**Task to carry out**
Retype the lines beneath this one, from the first through the line containing "(rclabel) at (43,93)". Pictures are left out.
+ + +
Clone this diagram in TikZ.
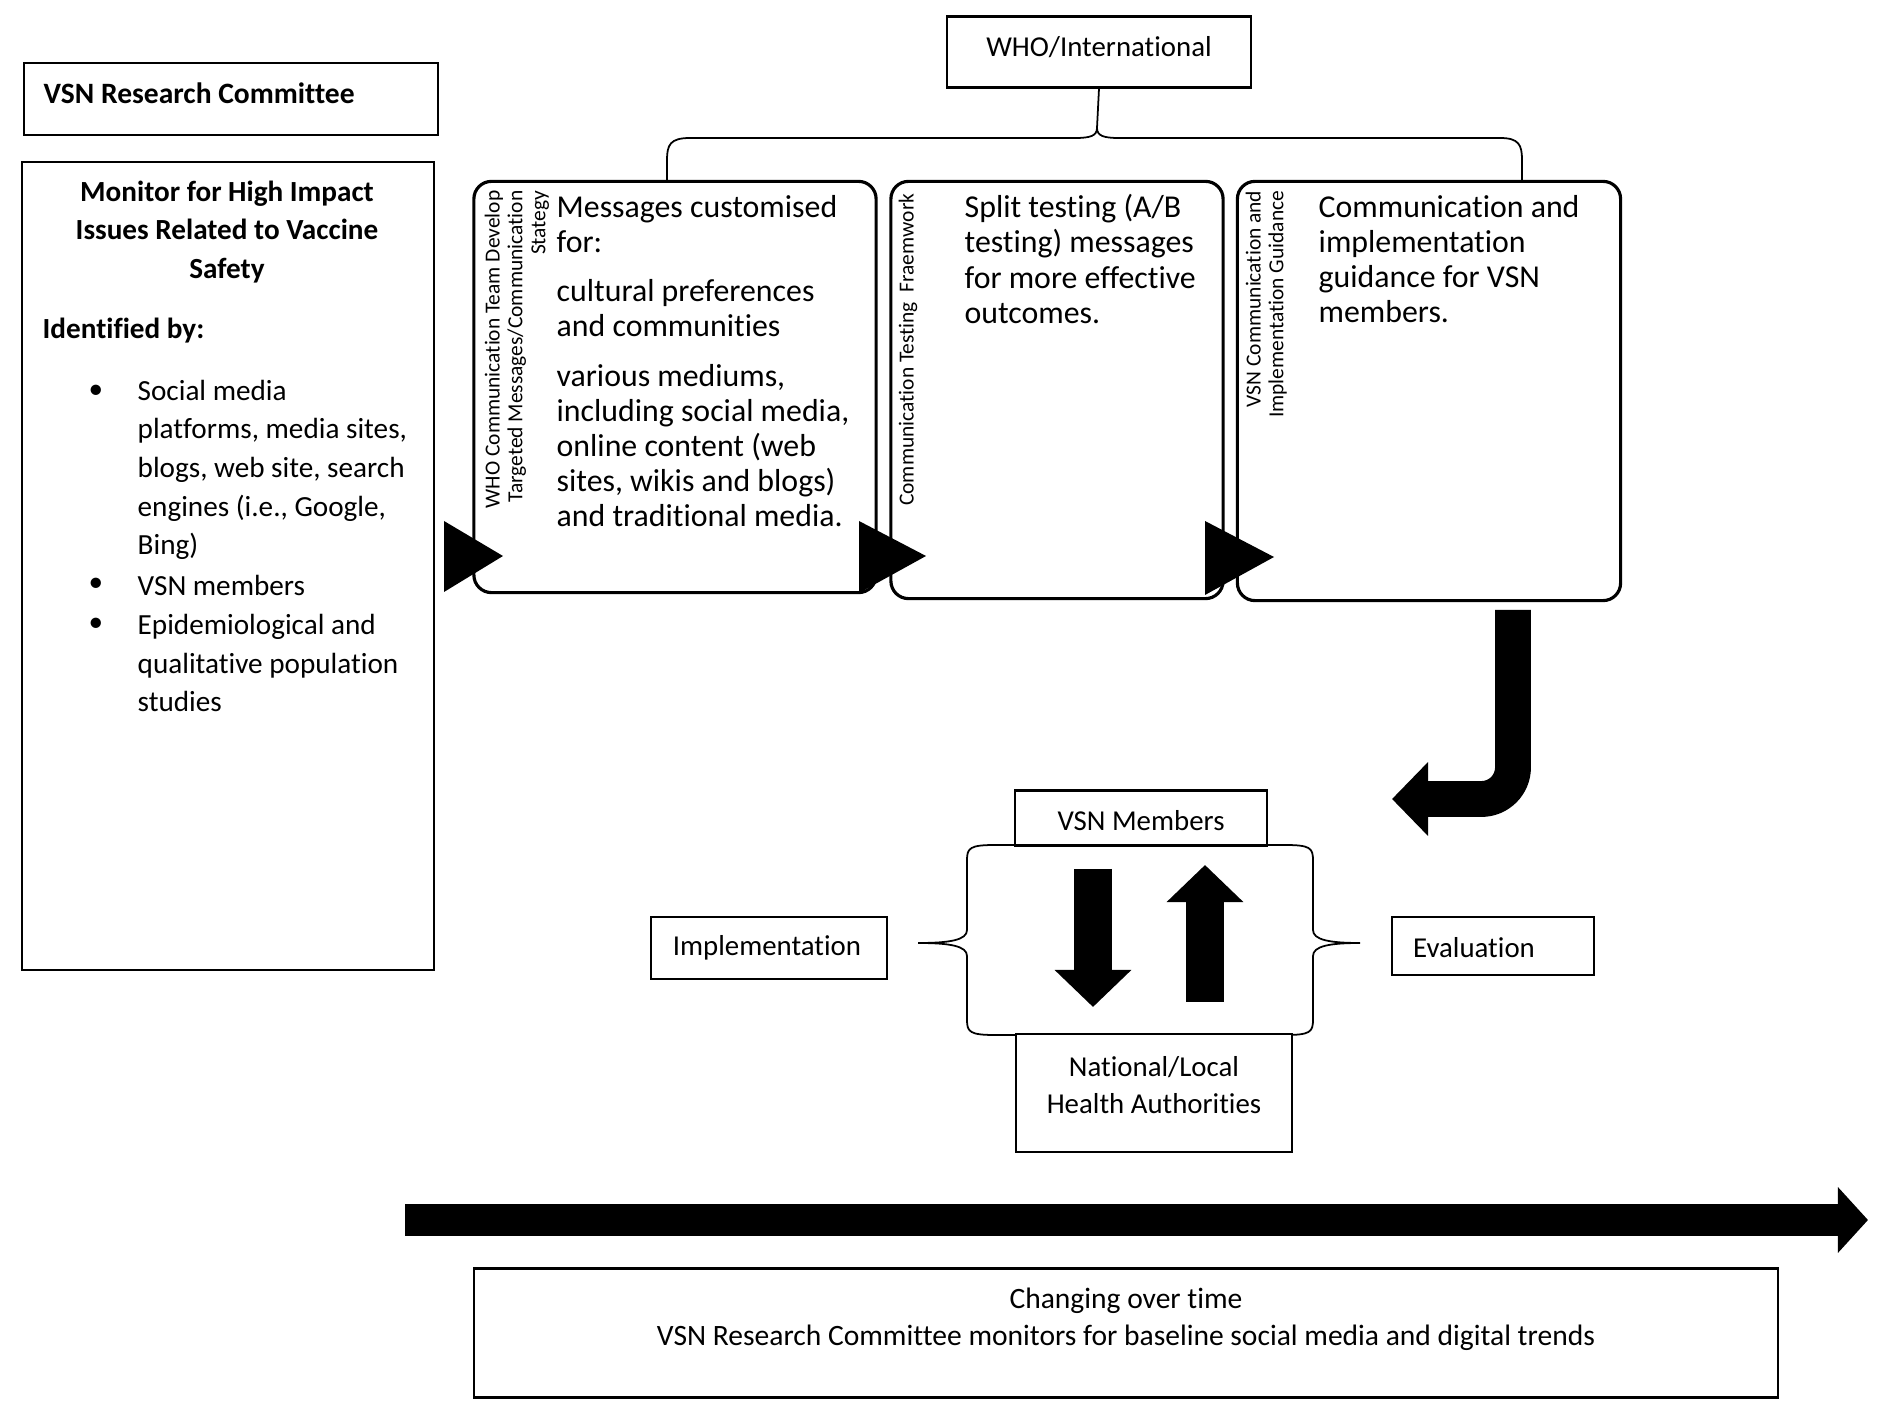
\documentclass[tikz,border=0pt]{standalone}
\usepackage{fontspec}
\setmainfont{Carlito}[Ligatures=NoCommon]
\usetikzlibrary{arrows.meta,positioning,calc}

\begin{document}
\begin{tikzpicture}[
  x=0.01cm,y=-0.01cm,
  plainbox/.style 2 args={draw,line width=0.6pt,minimum width=#1,minimum height=#2,
                          inner sep=0pt,fill=white},
  stagebox/.style 2 args={draw,line width=0.9pt,rounded corners=5pt,minimum width=#1,
                          minimum height=#2,inner sep=0pt},
  boxlabel/.style={font=\fontsize{8.2}{10.5}\selectfont,align=center,inner sep=0pt},
  stagetext/.style={font=\fontsize{9.05}{9.96}\selectfont,align=left,anchor=west,inner sep=0pt},
  sidelabel/.style={font=\fontsize{6.1}{6.5}\selectfont,align=right,rotate=90,
                    anchor=north east,inner sep=0pt},
  listtext/.style={font=\fontsize{8.3}{11}\selectfont,align=left,anchor=west,inner sep=0pt},
  flowtip/.style={fill=black},
  bigarrow/.style 2 args={line width=#1,-{Triangle[length=#2,width=2*#1]}},
]
\useasboundingbox[fill=white] (0,0) rectangle (1890,1413);

%% ── VSN Research Committee column ───────────────────────────────────────────
\node[plainbox={4.14cm}{0.72cm}] (rc) at (231,99) {};
\node[listtext,font=\fontsize{8.4}{11}\selectfont\bfseries] (rclabel) at (43,93) {VSN Research Committee};

\node[plainbox={4.12cm}{8.07cm}] (mon) at (228,566) {};
\node[boxlabel,font=\fontsize{8.3}{11}\selectfont\bfseries] (monhead) at (227,232)
  {Monitor for High Impact\\Issues Related to Vaccine\\Safety};
\node[listtext,font=\fontsize{8.3}{11}\selectfont\bfseries] (idby) at (42,331) {Identified by:};

\node[listtext] (item1) at (137,470)
  {Social media\\platforms, media sites,\\blogs, web site, search\\engines (i.e., Google,\\Bing)};
\node[listtext] (item2) at (137,585) {VSN members};
\node[listtext] (item3) at (137,663) {Epidemiological and\\qualitative population\\studies};
\foreach \yy in {392,585,625}
  \node[font=\fontsize{8.3}{11}\selectfont] at (96,\yy) {\textbullet};

%% ── WHO / International and its brace ───────────────────────────────────────
\node[plainbox={3.04cm}{0.71cm}] (who) at (1099,52) {};
\node[boxlabel] at (1099,47) {WHO/International};

\draw[line width=0.5pt] (who.south) -- (1097,128)
  .. controls (1097,136) and (1090,138) .. (1075,138) -- (690,138)
  .. controls (670,138) and (667,145) .. (667,160) -- (667,182);
\draw[line width=0.5pt] (1097,128)
  .. controls (1097,136) and (1104,138) .. (1119,138) -- (1500,138)
  .. controls (1519,138) and (1522,145) .. (1522,160) -- (1522,182);

%% ── Three stages ─────────────────────────────────────────────────────────────
\node[stagebox={4.02cm}{4.11cm}] (msg) at (675,387) {};
\node[sidelabel] (msgside) at (484,190)
  {WHO Communication Team Develop\\Targeted Messages/Communication\\Stategy};
\node[stagetext] (msgtext) at (556,361)
  {Messages customised\\for:\\[4.2pt]cultural preferences\\and communities\\[4.2pt]various mediums,\\including social media,\\online content (web\\sites, wikis and blogs)\\and traditional media.};

\node[stagebox={3.32cm}{4.17cm}] (split) at (1057,390) {};
\node[sidelabel] (splitside) at (898,193) {Communication Testing\ \ Fraemwork};
\node[stagetext] (splittext) at (964,259)
  {Split testing (A/B\\testing) messages\\for more effective\\outcomes.};

\node[stagebox={3.83cm}{4.19cm}] (guide) at (1429,391) {};
\node[sidelabel] (guideside) at (1245,190) {VSN Communication and\\Implementation Guidance};
\node[stagetext] (guidetext) at (1318,259)
  {Communication and\\implementation\\guidance for VSN\\members.};

%% triangles between the stages
\fill[flowtip] (444,521) -- (503,556) -- (444,592) -- cycle;
\fill[flowtip] (859,521) -- (926,556) -- (859,593) -- cycle;
\fill[flowtip] (1205,521) -- (1274,557) -- (1205,595) -- cycle;

%% ── Hook arrow down to the members ───────────────────────────────────────────
\coordinate (hookstart) at (1513,610);
\coordinate (hookend) at (1392,799);
\draw[bigarrow={10.2pt}{0.36cm},rounded corners=9pt]
  (hookstart) -- (1513,799) -- (hookend);

%% ── Members / authorities exchange ───────────────────────────────────────────
\draw[line width=0.5pt,fill=white] (995,845) -- (1285,845)
  .. controls (1310,845) and (1313,848) .. (1313,860) -- (1313,930)
  .. controls (1313,940) and (1330,943) .. (1360,943)
  .. controls (1330,943) and (1313,946) .. (1313,956) -- (1313,1020)
  .. controls (1313,1032) and (1310,1035) .. (1285,1035) -- (995,1035)
  .. controls (970,1035) and (967,1032) .. (967,1020) -- (967,956)
  .. controls (967,946) and (950,943) .. (918,943)
  .. controls (950,943) and (967,940) .. (967,930) -- (967,860)
  .. controls (967,848) and (970,845) .. (995,845) -- cycle;

\node[plainbox={2.51cm}{0.55cm}] (vsn) at (1141,818) {};
\node[boxlabel] at (1141,821) {VSN Members};
\node[plainbox={2.76cm}{1.18cm}] (nla) at (1154,1093) {};
\node[boxlabel] at (1154,1085) {National/Local\\Health Authorities};

\coordinate (downtop) at (1093,869);
\coordinate (downtip) at (1093,1007);
\coordinate (upfoot) at (1205,1002);
\coordinate (uptip) at (1205,865);
\draw[bigarrow={10.6pt}{0.37cm}] (downtop) -- (downtip);
\draw[bigarrow={10.6pt}{0.37cm}] (upfoot) -- (uptip);

\node[plainbox={2.36cm}{0.62cm}] (impl) at (769,948) {};
\node[boxlabel] at (767,948) {Implementation};
\node[plainbox={2.02cm}{0.58cm}] (eval) at (1493,946) {};
\node[boxlabel] at (1474,948) {Evaluation};

%% ── Time line ────────────────────────────────────────────────────────────────
\coordinate (timestart) at (405,1220);
\coordinate (timeend) at (1868,1220);
\draw[bigarrow={9.1pt}{0.30cm}] (timestart) -- (timeend);

\node[plainbox={13.04cm}{1.29cm}] (trend) at (1126,1333) {};
\node[boxlabel,font=\fontsize{8.4}{10.6}\selectfont] at (1126,1319)
  {Changing over time\\VSN Research Committee monitors for baseline social media and digital trends};

\end{tikzpicture}
\end{document}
+ + +
**Response below**
Clone this diagram in TikZ.
\documentclass[tikz,border=0pt]{standalone}
\usepackage{fontspec}
\setmainfont{Carlito}[Ligatures=NoCommon]
\usetikzlibrary{arrows.meta,positioning,calc}

\begin{document}
\begin{tikzpicture}[
  x=0.01cm,y=-0.01cm,
  plainbox/.style 2 args={draw,line width=0.6pt,minimum width=#1,minimum height=#2,
                          inner sep=0pt,fill=white},
  stagebox/.style 2 args={draw,line width=0.9pt,rounded corners=5pt,minimum width=#1,
                          minimum height=#2,inner sep=0pt},
  boxlabel/.style={font=\fontsize{8.2}{10.5}\selectfont,align=center,inner sep=0pt},
  stagetext/.style={font=\fontsize{9.05}{9.96}\selectfont,align=left,anchor=west,inner sep=0pt},
  sidelabel/.style={font=\fontsize{6.1}{6.5}\selectfont,align=right,rotate=90,
                    anchor=north east,inner sep=0pt},
  listtext/.style={font=\fontsize{8.3}{11}\selectfont,align=left,anchor=west,inner sep=0pt},
  flowtip/.style={fill=black},
  bigarrow/.style 2 args={line width=#1,-{Triangle[length=#2,width=2*#1]}},
]
\useasboundingbox[fill=white] (0,0) rectangle (1890,1413);

%% ── VSN Research Committee column ───────────────────────────────────────────
\node[plainbox={4.14cm}{0.72cm}] (rc) at (231,99) {};
\node[listtext,font=\fontsize{8.4}{11}\selectfont\bfseries] (rclabel) at (43,93) {VSN Research Committee};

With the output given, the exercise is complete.